The Trail Blazers Have The West Right Where They Want Them

03.30.11 8 years ago 15 Comments
It’s the end of March. And though I send my humblest apologies to folks in Minnesota, Utah, Cleveland, Washington, Toronto, New Jersey, and Detroit – it’s just about time for us upper-crust NBA fans to leave your humble franchises behind and get ready for the big show. And while I absolutely empathize with any and all struggling franchises (I have watched the Knicks play for the last decade), I hereby render your 2011 season over. Enjoy your summer. We’ll see you in late June.

For the rest of us (booyah), it’s playoff time, and that means it’s time to get excited. The only lucid thing that LeBron has said in the last year or so was a few weeks back, when he reminded us all that the point of the regular season is to make the tournament. From there on out, anything can happen. At this point, I will neither confirm nor deny whether or not I have removed my old-school NYK Starter pull-over jacket from storage. I also have no comment on whether or not the size is a child’s medium.

With all this excitement (and despite the musty smell), I’ve decided to spend a little bit of time highlighting a few playoff-bound teams – more specifically ones that folks aren’t talking about – that are looking scarier and scarier to matchup with in a seven-game series. In our first installment, let’s go out to the left coast for a visit to what’s been described as the Beer Capital, the Skateboard Capital, and of course, the Roof Moss Capital of the World. That’s right, you guessed it: Rip City, home of the Portland Trail Blazers. The number one team in the Western Conference (aside from those Lakers), that right now, I just would not want to play.

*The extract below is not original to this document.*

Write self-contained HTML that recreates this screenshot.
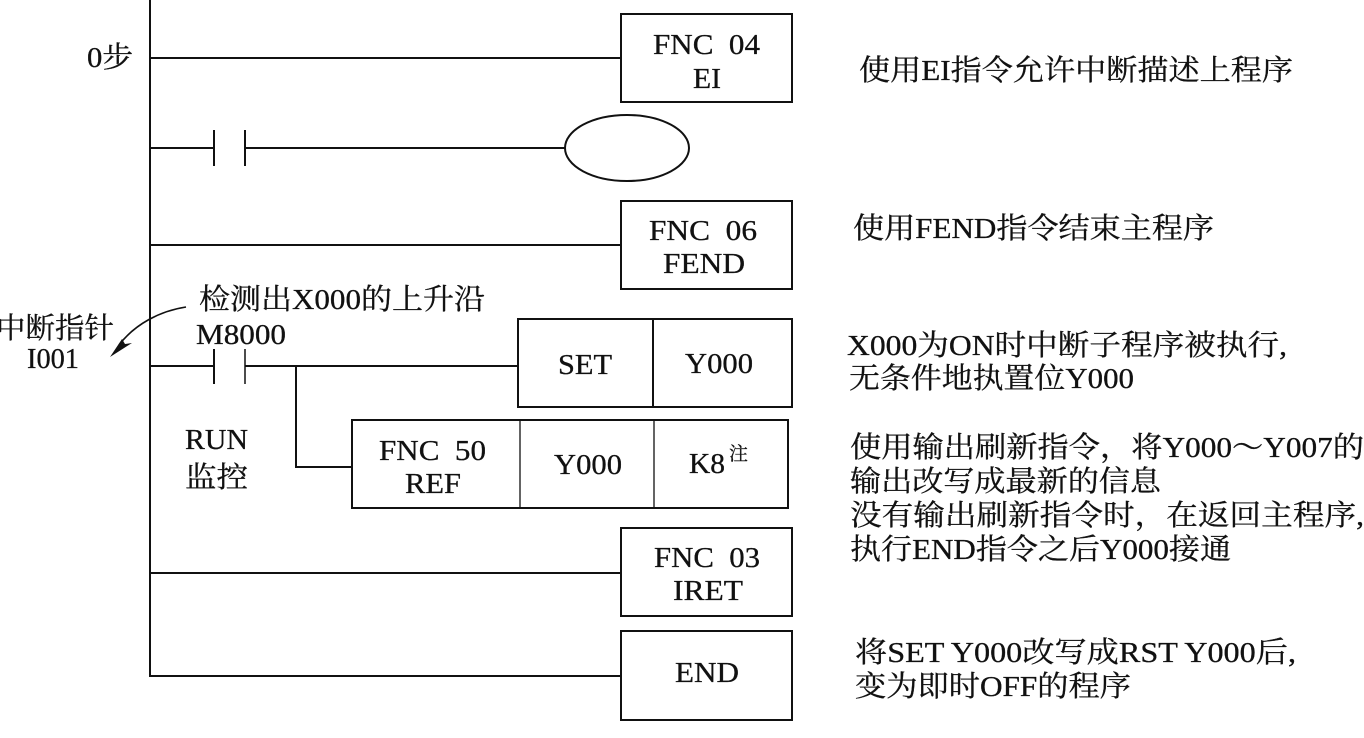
<!DOCTYPE html>
<html><head><meta charset="utf-8"><style>
html,body{margin:0;padding:0;background:#fff;width:1364px;height:738px;overflow:hidden}
svg{display:block}
text{font-family:"Liberation Serif","Noto Serif CJK SC",serif;font-size:29px;fill:#111;stroke:#111;stroke-width:.3;white-space:pre}
.l{fill:none;stroke:#111;stroke-width:2}
.b{fill:#fff;stroke:#111;stroke-width:2}
</style></head><body>
<svg width="1364" height="738" viewBox="0 0 1364 738" xmlns="http://www.w3.org/2000/svg">
<path class="l" d="M150 0V676H621M150 58H621M150 148H214M245 148H566M150 245H621M150 366H214M245 366H518M296 366V467H352M150 573H621"/>
<path class="l" d="M214 130V166M245 130V166M214 349V384"/>
<path d="M245 349V384" stroke="#111" stroke-width="1.5"/>
<ellipse class="b" cx="627" cy="148" rx="62" ry="33"/>
<rect class="b" x="621" y="14" width="171" height="88"/>
<rect class="b" x="621" y="201" width="171" height="88"/>
<rect class="b" x="518" y="319" width="274" height="88"/>
<path class="l" d="M653 319V407"/>
<rect class="b" x="352" y="420" width="436" height="88"/>
<path d="M520 420V508M654 420V508" stroke="#111" stroke-width="1.3"/>
<rect class="b" x="621" y="528" width="171" height="88"/>
<rect class="b" x="621" y="631" width="171" height="89"/>
<path d="M186 307C160 311 135 324 119 345" fill="none" stroke="#111" stroke-width="1.6"/>
<path d="M110 357L122 339L125 344L132 343Z" fill="#111"/>

<text x="87" y="67" textLength="46" lengthAdjust="spacingAndGlyphs">0步</text>
<text x="653" y="54" textLength="107" lengthAdjust="spacingAndGlyphs">FNC  04</text>
<text x="693" y="88" textLength="28" lengthAdjust="spacingAndGlyphs">EI</text>
<text x="649" y="240" textLength="108" lengthAdjust="spacingAndGlyphs">FNC  06</text>
<text x="663" y="273" textLength="82" lengthAdjust="spacingAndGlyphs">FEND</text>
<text x="558" y="374" textLength="54" lengthAdjust="spacingAndGlyphs">SET</text>
<text x="685" y="373" textLength="68" lengthAdjust="spacingAndGlyphs">Y000</text>
<text x="379" y="460" textLength="107" lengthAdjust="spacingAndGlyphs">FNC  50</text>
<text x="405" y="493" textLength="56" lengthAdjust="spacingAndGlyphs">REF</text>
<text x="554" y="474" textLength="68" lengthAdjust="spacingAndGlyphs">Y000</text>
<text x="689" y="473" textLength="36" lengthAdjust="spacingAndGlyphs">K8</text>
<text x="729" y="460" style="font-size:19px">注</text>
<text x="654" y="567" textLength="106" lengthAdjust="spacingAndGlyphs">FNC  03</text>
<text x="673" y="600" textLength="70" lengthAdjust="spacingAndGlyphs">IRET</text>
<text x="675" y="682" textLength="64" lengthAdjust="spacingAndGlyphs">END</text>

<text x="199" y="309" textLength="286" lengthAdjust="spacingAndGlyphs">检测出X000的上升沿</text>
<text x="196" y="344" textLength="90" lengthAdjust="spacingAndGlyphs">M8000</text>
<text x="-4" y="338" textLength="118" lengthAdjust="spacingAndGlyphs">中断指针</text>
<text x="27" y="368" textLength="52" lengthAdjust="spacingAndGlyphs">I001</text>
<text x="185" y="449" textLength="63" lengthAdjust="spacingAndGlyphs">RUN</text>
<text x="185" y="487" textLength="63" lengthAdjust="spacingAndGlyphs">监控</text>

<text x="859" y="80" textLength="434" lengthAdjust="spacingAndGlyphs">使用EI指令允许中断描述上程序</text>
<text x="853" y="238" textLength="361" lengthAdjust="spacingAndGlyphs">使用FEND指令结束主程序</text>
<text x="847" y="355" textLength="440" lengthAdjust="spacingAndGlyphs">X000为ON时中断子程序被执行,</text>
<text x="849" y="388" textLength="285" lengthAdjust="spacingAndGlyphs">无条件地执置位Y000</text>
<text x="850" y="457" textLength="514" lengthAdjust="spacingAndGlyphs">使用输出刷新指令，将Y000～Y007的</text>
<text x="850" y="491" textLength="311" lengthAdjust="spacingAndGlyphs">输出改写成最新的信息</text>
<text x="850" y="525" textLength="514" lengthAdjust="spacingAndGlyphs">没有输出刷新指令时，在返回主程序,</text>
<text x="850" y="559" textLength="381" lengthAdjust="spacingAndGlyphs">执行END指令之后Y000接通</text>
<text x="855" y="662" textLength="441" lengthAdjust="spacingAndGlyphs">将SET Y000改写成RST Y000后,</text>
<text x="855" y="696" textLength="276" lengthAdjust="spacingAndGlyphs">变为即时OFF的程序</text>
</svg>
</body></html>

Now I’m not sure if it’s because I caught three of their games this weekend, or if it’s because Gerald Wallace and Snoop Dogg just might be the same person, but I am officially placing myself on the Blazer bandwagon. I love the Wallace trade where they gave up nobody, and I love Brandon Roy off the bench. I love the new lower-your-sholder-and-act-like-an-animal-in-the-paint LaMarcus Aldridge. I just love them. And we haven’t even been dating for that long.